Source : Innovation, Sciences et Développement économique Canada 

Toutefois, l’investissement étranger direct (IED) comporte son lot de risques, malgré les efforts de l’organisme Innovation, Sciences et Développement économique Canada pour examiner ces investissements non canadiens afin d’évaluer leur impact sur la sécurité nationale et l’économie du pays. En effet, les IED au Canada suscitent des inquiétudes concernant la perte de contrôle et l’influence étrangère sur l’économie nationale, notamment à travers les fusions et acquisitions.

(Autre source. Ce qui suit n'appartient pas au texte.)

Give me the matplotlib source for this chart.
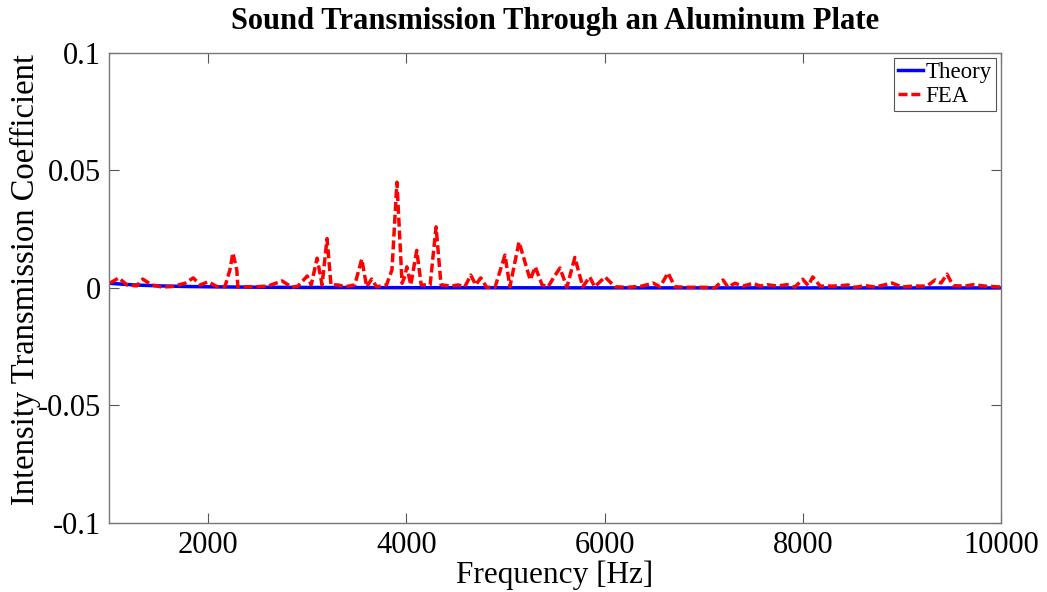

Ces préoccupations ne sont pas infondées, comme en témoignent les ventes d’importantes entreprises canadiennes à des investisseurs étrangers attirés par des opportunités de prise de contrôle au Canada. Parmi les exemples notables, les compagnies minières Falconbridge et Inco, Alcan, Neo Lithium Corp. et Nevsun Resources ont été toutes deux acquises par Zijin Mining Group Company Limited, tandis que Yamana Gold a été acquise par Pan American Silver et Agnico Eagle Mine. Dans le secteur pétrolier, Addax Petroleum a été rachetée par Sinopec, et Nexen par la China National Offshore Oil Corporation. De plus, dans le domaine technologique, GaN Systems a été acquise par Infineon Technologies AG.

Le rapport annuel de la Loi sur investissement Canada de 2022-2023, dans sa section 5 intitulée « Examens relatifs à la sécurité nationale », fournit un résumé des investissements ayant fait l’objet d’examens prolongés. En 2022-2023, 32 examens ont été menés, marquant une augmentation de 33 % par rapport aux 24 examens de 2021-2022. Parmi ces 32 examens, trois ont abouti à un «dessaisissement» de l’investissement, impliquant des investisseurs chinois dans le secteur de l’extraction de minerais non métalliques.

De plus, huit investissements ont été retirés par les investisseurs eux-mêmes. Parmi ces retraits, sept concernaient des investissements chinois dans des secteurs variés tels que l’extraction de minerais non métalliques, la fabrication de matériel de communication, l’industrie du film et de la vidéo, le secteur de l’architecture et du génie, et la conception de systèmes informatiques. Pour finir, un retrait provenait de la République tchèque dans le secteur des services d’enquête et de sécurité.

Ces données illustrent les défis et les complexités liés à l’accueil des investissements étrangers, mettant en lumière la nécessité d’un équilibre entre attirer des capitaux internationaux et protéger les intérêts nationaux. Le Canada, tout en restant une destination attractive pour les investisseurs, doit naviguer avec prudence pour préserver sa souveraineté économique et sa sécurité nationale.

En outre, les adversaires potentiels du Canada n’hésitent pas à élaborer des stratégies multidimensionnelles et agressives pour acquérir ou accéder à des technologies sensibles ou à des infrastructures essentielles. Leur objectif est d’accroître leurs capacités militaires et de renseignement, tout en ouvrant, par des actes d’ingérence légale et illégale, de nouvelles avenues pour la coercition économique. Cette réalité, mise en lumière par Sécurité publique Canada en 2020, souligne la complexité des menaces qui pèsent sur le pays.

Face à ces défis qui menacent tant la sécurité nationale que l’économie canadienne comme mentionné dans le précédent texte, il est impératif que le gouvernement du Canada et les grandes entreprises canadiennes se concertent autour des trois piliers de l’intelligence économique (IE). Ces piliers sont essentiels pour que l’État et les entreprises adoptent une posture proactive, leur permettant de protéger leur patrimoine matériel et immatériel, ainsi que leurs fleurons nationaux et leurs secteurs sensibles.

Adopter cette approche stratégique non seulement fortifiera les défenses du Canada contre les menaces extérieures, mais permettra également au pays de se positionner parmi les nations les plus compétitives dans un marché globalisé. En intégrant une politique publique de l’IE, le Canada pourrait non seulement sécuriser ses intérêts, mais aussi stimuler l’innovation et la croissance économique, assurant ainsi une prospérité durable dans un monde en constante évolution.